Anna Netrebko fiebert ihrer fünften Premiere an der Mailänder Scala entgegen. Die Starsopranistin singt die Lady Macbeth in der Verdi-Oper „Macbeth“, mit der das berühmte Opernhaus die neue Saison eröffnet – traditionellerweise am 7. Dezember, dem Tag des heiligen Ambrosius, des Schutzpatrons Mailands.
„Diese Premiere wird ein Abenteuer sein“, sagte die Austro-Russin im Interview mit der römischen Tageszeitung „La Repubblica“ vor der Scala-Eröffnung, die stets einen Höhepunkt der italienischen Kulturszene darstellt. Für die Russin gibt es „so viele Ebenen, die sich in ,Macbeth’ überschneiden: das Drama natürlich, die Kombination von kranker Liebe und Macht, aber auch wunderbare visuelle Effekte und schöne Kostüme. Das Set bewegt sich, dreht sich, hebt und senkt sich mithilfe von Aufzügen. Die Show ist spannend und perfekt für die Saisoneröffnung: Ich bin sicher, dass sie ein Erfolg wird“.
Dirigent und Scala-Musikdirektor Riccardo Chailly, der sich auf die zweite Fassung der Oper bezieht, die 1865 in Paris uraufgeführt, in französischer Sprache gesungen und 1874 an der Scala in italienischer Sprache inszeniert wurde, hat den sogenannten „Ball“ im dritten Akt wiederhergestellt, eine Instrumentalseite, die viele Dirigenten gestrichen haben. „Die Lady Macbeth erhält eine neue Nuance“, sagt die Sopranistin, die an der Seite von Luca Salsi in der Rolle des Macbeth auftritt.
„Wir haben viele Stunden am Tag hart geprobt, alle Künstler sind sehr engagiert und werden versuchen, ihr Bestes zu geben.

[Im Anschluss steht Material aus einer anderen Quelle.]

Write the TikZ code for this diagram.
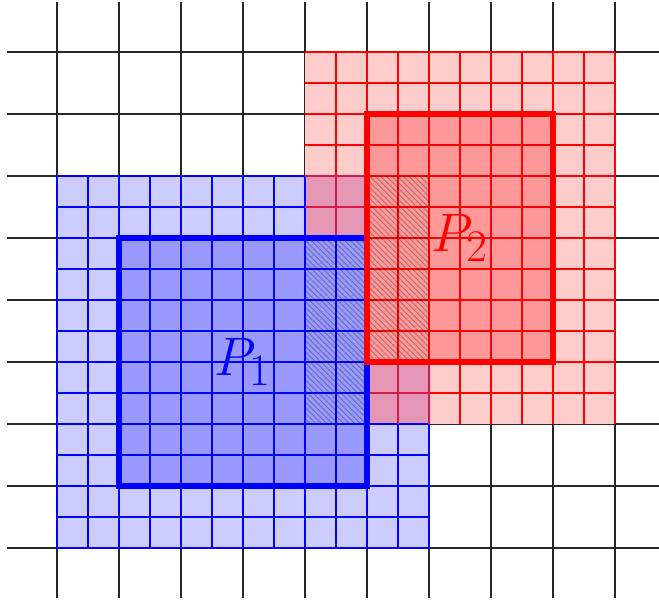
\documentclass[tikz,border=0pt]{standalone}
\definecolor{mauve}{RGB}{227,151,180}
\definecolor{crimson}{RGB}{215,25,75}
\tikzset{
  coarse/.style={black!85, line width=0.6pt},
  bluegrid/.style={blue, line width=0.7pt},
  redgrid/.style={red, line width=0.7pt},
  mixgrid/.style={crimson, line width=0.7pt},
  hatchline/.style={black, draw opacity=0.3, line width=0.4pt},
  border/.style={line width=2.6pt},
  lbl/.style={font=\Huge, inner sep=0pt},
}
\begin{document}
\begin{tikzpicture}
\useasboundingbox (-0.919,-0.855) rectangle (9.710,8.839);
\clip (-0.919,-0.855) rectangle (9.710,8.839);
% coarse grid
\draw[coarse] (-0.8,-0.8) grid (9.8,8.8);
% light regions
\fill[blue!20] (0,0) rectangle (6,6);
\fill[red!20] (4,2) rectangle (9,8);
\fill[mauve] (4,2) rectangle (6,6);
\draw[bluegrid, step=0.5] (0,0) grid (6,6);
\draw[redgrid, step=0.5] (4,2) grid (9,8);
\draw[mixgrid, step=0.5] (4,2) grid (6,6);
% dark squares
\fill[blue!40] (1,1) rectangle (5,5);
\draw[bluegrid, step=0.5] (1,1) grid (5,5);
\fill[red!40] (5,3) rectangle (8,7);
\draw[redgrid, step=0.5] (5,3) grid (8,7);
% hatching
\begin{scope}
\clip (4,2) rectangle (5,5) (5,3) rectangle (6,6);
\foreach \k in {0,...,70} {
  \draw[hatchline] ({\k*0.09-1},7) -- ++(6,-6);
}
\end{scope}
% borders
\draw[border, blue] (1,1) rectangle (5,5);
\draw[border, red] (5,3) rectangle (8,7);
% labels
\node[lbl, text=blue] (p1) at (3,3) {$P_1$};
\node[lbl, text=red] (p2) at (6.5,5) {$P_2$};
\end{tikzpicture}
\end{document}
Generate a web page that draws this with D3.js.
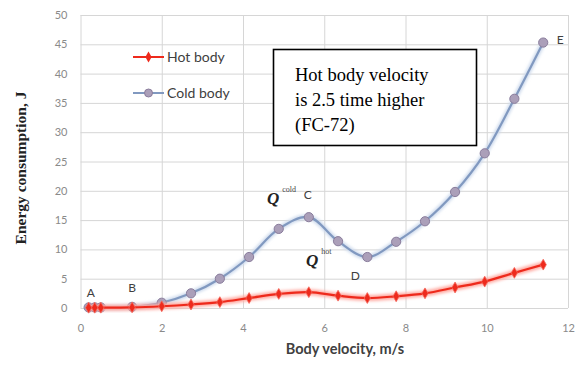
<!DOCTYPE html>
<html>
<head>
<meta charset="utf-8">
<script src="https://cdn.jsdelivr.net/npm/d3@7"></script>
<style>
  html, body { margin: 0; padding: 0; background: #fff; }
  svg { display: block; }
  .tick text { font-family: Lato, "Open Sans", sans-serif; font-size: 11px; fill: #8a8a8a; }
  .grid line { stroke: #d6d6d6; stroke-width: 1; }
  .legend-text { font-family: Lato, "Open Sans", sans-serif; font-size: 14px; fill: #404040; }
  .pt-label { font-family: Lato, "Open Sans", sans-serif; font-size: 12px; fill: #404040; }
</style>
</head>
<body>
<svg id="chart" width="583" height="365"></svg>
<script>
(function () {
  'use strict';

  const W = 583;
  const H = 365;

  // velocity, m/s
  const velocity = [0.2, 0.35, 0.5, 1.27, 2.0, 2.72, 3.43, 4.15, 4.88, 5.62, 6.34, 7.06, 7.77, 8.48, 9.22, 9.95, 10.68, 11.39];
  // energy, J
  const coldBody = [0.1, 0.1, 0.1, 0.2, 0.9, 2.5, 5.0, 8.7, 13.5, 15.5, 11.4, 8.7, 11.3, 14.8, 19.8, 26.4, 35.7, 45.3];
  const hotBody = [0.05, 0.05, 0.05, 0.1, 0.3, 0.6, 1.0, 1.7, 2.4, 2.7, 2.1, 1.7, 2.0, 2.5, 3.5, 4.5, 6.0, 7.4];

  const xTicks = [0, 2, 4, 6, 8, 10, 12];
  const yTicks = [0, 5, 10, 15, 20, 25, 30, 35, 40, 45, 50];

  const seriesNames = ['Hot body', 'Cold body'];
  const noteLines = ['Hot body velocity', 'is 2.5 time higher', '(FC-72)'];

  // letter marks along the cold curve: [point index, label]
  const pointLabels = [[1, 'A'], [3, 'B'], [9, 'C'], [11, 'D'], [17, 'E']];

  const PLOT = { left: 80.5, right: 568, top: 15, bottom: 308 };

  const svg = d3.select('#chart');
  svg.append('rect').attr('width', W).attr('height', H).attr('fill', '#fff');

  const x = d3.scaleLinear().domain([0, 12]).range([PLOT.left, PLOT.right]);
  const y = d3.scaleLinear().domain([0, 50]).range([PLOT.bottom, PLOT.top]);

  const defs = svg.append('defs');
  const glow = defs.append('filter').attr('id', 'glow')
    .attr('x', '-10%').attr('y', '-10%').attr('width', '120%').attr('height', '120%');
  glow.append('feGaussianBlur').attr('stdDeviation', 1.8);

  // gridlines + tick labels
  svg.append('g')
    .attr('class', 'grid')
    .attr('transform', `translate(${PLOT.left},0)`)
    .call(d3.axisLeft(y).tickValues(yTicks).tickSize(-(PLOT.right - PLOT.left)).tickPadding(13))
    .call(g => g.select('.domain').remove());

  svg.append('g')
    .attr('class', 'grid')
    .attr('transform', `translate(0,${PLOT.bottom})`)
    .call(d3.axisBottom(x).tickValues(xTicks).tickSize(-(PLOT.bottom - PLOT.top)).tickPadding(16))
    .call(g => g.select('.domain').remove());

  const line = d3.line().curve(d3.curveCatmullRom.alpha(0.5));
  const coldPts = velocity.map((v, i) => [x(v), y(coldBody[i])]);
  const hotPts = velocity.map((v, i) => [x(v), y(hotBody[i])]);

  // cold body
  svg.append('path').attr('d', line(coldPts))
    .attr('fill', 'none').attr('stroke', '#ccd9ec').attr('stroke-width', 5)
    .attr('filter', 'url(#glow)');
  svg.append('path').attr('d', line(coldPts))
    .attr('fill', 'none').attr('stroke', '#8199c0').attr('stroke-width', 2.2);
  svg.append('g').selectAll('circle')
    .data(coldPts)
    .join('circle')
    .attr('cx', d => d[0]).attr('cy', d => d[1]).attr('r', 4.6)
    .attr('fill', '#ab9fb9').attr('stroke', '#8a7d9c').attr('stroke-width', 1);

  // hot body
  svg.append('path').attr('d', line(hotPts))
    .attr('fill', 'none').attr('stroke', '#ffaaa2').attr('stroke-width', 6)
    .attr('filter', 'url(#glow)');
  svg.append('path').attr('d', line(hotPts))
    .attr('fill', 'none').attr('stroke', '#ee2a1c').attr('stroke-width', 2.2);
  const diamond = d3.symbol().type(d3.symbolDiamond).size(34);
  svg.append('g').selectAll('path')
    .data(hotPts)
    .join('path')
    .attr('transform', d => `translate(${d[0]},${d[1]})`)
    .attr('d', diamond)
    .attr('fill', '#ee2a1c').attr('stroke', '#f46a5e').attr('stroke-width', 0.8);

  // legend
  const legend = svg.append('g');
  const legendRows = [
    { name: seriesNames[0], y: 57, color: '#ee2a1c', mark: 'diamond' },
    { name: seriesNames[1], y: 93, color: '#8199c0', mark: 'circle' }
  ];
  legendRows.forEach(r => {
    legend.append('line')
      .attr('x1', 133).attr('x2', 164).attr('y1', r.y).attr('y2', r.y)
      .attr('stroke', r.color).attr('stroke-width', 2);
    if (r.mark === 'diamond') {
      legend.append('path')
        .attr('transform', `translate(148.5,${r.y})`)
        .attr('d', diamond).attr('fill', '#ee2a1c');
    } else {
      legend.append('circle')
        .attr('cx', 148.5).attr('cy', r.y).attr('r', 4)
        .attr('fill', '#ab9fb9').attr('stroke', '#8a7d9c');
    }
    legend.append('text')
      .attr('class', 'legend-text')
      .attr('x', 167).attr('y', r.y).attr('dy', '0.36em')
      .text(r.name);
  });

  // note box
  svg.append('rect')
    .attr('x', 273.5).attr('y', 49.5).attr('width', 203).attr('height', 96)
    .attr('fill', '#fff').attr('stroke', '#000').attr('stroke-width', 1.6);
  svg.append('text')
    .attr('x', 295).attr('y', 81)
    .attr('font-family', '"Liberation Serif", "Times New Roman", serif')
    .attr('font-size', 18.5).attr('fill', '#000')
    .selectAll('tspan')
    .data(noteLines)
    .join('tspan')
    .attr('x', 295)
    .attr('dy', (d, i) => i === 0 ? 0 : 25)
    .text(d => d);

  // A..E point letters
  const labelOffset = { A: [-4, -15], B: [0, -19], C: [-1, -22], D: [-12, 19], E: [17, -3] };
  svg.append('g').selectAll('text')
    .data(pointLabels)
    .join('text')
    .attr('class', 'pt-label')
    .attr('x', d => x(velocity[d[0]]) + labelOffset[d[1]][0])
    .attr('y', d => y(coldBody[d[0]]) + labelOffset[d[1]][1])
    .attr('text-anchor', 'middle')
    .attr('dy', '0.36em')
    .text(d => d[1]);

  // Q^cold / Q^hot
  const qLabels = [
    { x: 267, y: 204, sup: 'cold' },
    { x: 306, y: 266, sup: 'hot' }
  ];
  qLabels.forEach(q => {
    const t = svg.append('text')
      .attr('x', q.x).attr('y', q.y)
      .attr('font-family', '"Liberation Serif", "Times New Roman", serif')
      .attr('fill', '#222');
    t.append('tspan')
      .attr('font-size', 17).attr('font-style', 'italic').attr('font-weight', 'bold')
      .text('Q');
    t.append('tspan')
      .attr('font-size', 8).attr('dx', 3).attr('dy', -12).attr('fill', '#444')
      .text(q.sup);
  });

  // axis titles
  svg.append('text')
    .attr('x', 345).attr('y', 349)
    .attr('text-anchor', 'middle').attr('dy', '0.36em')
    .attr('font-family', 'Lato, "Open Sans", sans-serif')
    .attr('font-weight', 'bold').attr('font-size', 14.5).attr('fill', '#404040')
    .text('Body velocity, m/s');

  svg.append('text')
    .attr('transform', 'translate(20,168) rotate(-90)')
    .attr('text-anchor', 'middle').attr('dy', '0.36em')
    .attr('font-family', '"Liberation Serif", "Times New Roman", serif')
    .attr('font-weight', 'bold').attr('font-size', 15.5).attr('fill', '#222')
    .text('Energy consumption, J');
})();
</script>
</body>
</html>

Die Scala ist zur Zeit aufgrund der auferlegten Regeln sehr sicher“, so die in Wien lebende Sopranistin, die am 18. September ihren 50er feierte.
Die Rolle der Lady Macbeth wurde in der Vergangenheit von großen Sängerinnen interpretiert. „Meine Vorbilder sind Maria Callas, Ghena Dimitrova, Shirley Verrett und Maria Guleghina. Ich habe von allen was übernommen, aber auf der Bühne wird man meine Lady Macbeth sehen“, sagte Netrebko.
Verdis Oper sei ihrer Ansicht nach heute noch aktuell. „Die Welt hat sich nicht verändert. Wir sind von schrecklichen Dingen umgeben, und wir werden versuchen, das in dieser Aufführung deutlich zu machen“, sagte die Künstlerin. Vor der großen Premiere empfinde sie Aufregung. „Ich fühle eine große Verantwortung, denn ich weiß, dass dies ein wichtiger Tag nicht nur für die Scala, sondern für ganz Italien ist.“
Regisseur der Premiere ist der Italiener Davide Livermore. Mit der diesjährigen Produktion schließt die Scala die Trilogie von Verdis Jugendopern, nachdem in den Jahren zuvor die Saison mit „Giovanna d’Arco“ und „Attila“ eröffnet wurde.
„Es ist ein kleines Wunder, diese Premiere aufführen zu können“, sagte Dominique Meyer bei einer Pressekonferenz vergangenen Montag. Der frühere Direktor der Wiener Staatsoper, seit März Intendant in Mailand. „Wenn man sieht, dass so viele große Theater geschlossen sind, wie die Wiener Staatsoper, München, Dresden, Leipzig, dann muss ich sagen, dass wir Glück haben.“
13 Opern sind an der Scala in der Saison 2021/22 geplant, neun davon sind neue Produktionen. Zu den Höhepunkten zählt Mozarts „Don Giovanni“, der von 27. März bis 12. April angesetzt ist; die Rolle des Commendatore übernimmt der niederösterreichische Bass Günther Groissböck. Und der Villacher Bariton Markus Werba spielt den Musiklehrer in der Oper „Ariadne auf Naxos“ von Richard Strauss, die von 15. April bis 3. Mai geplant ist.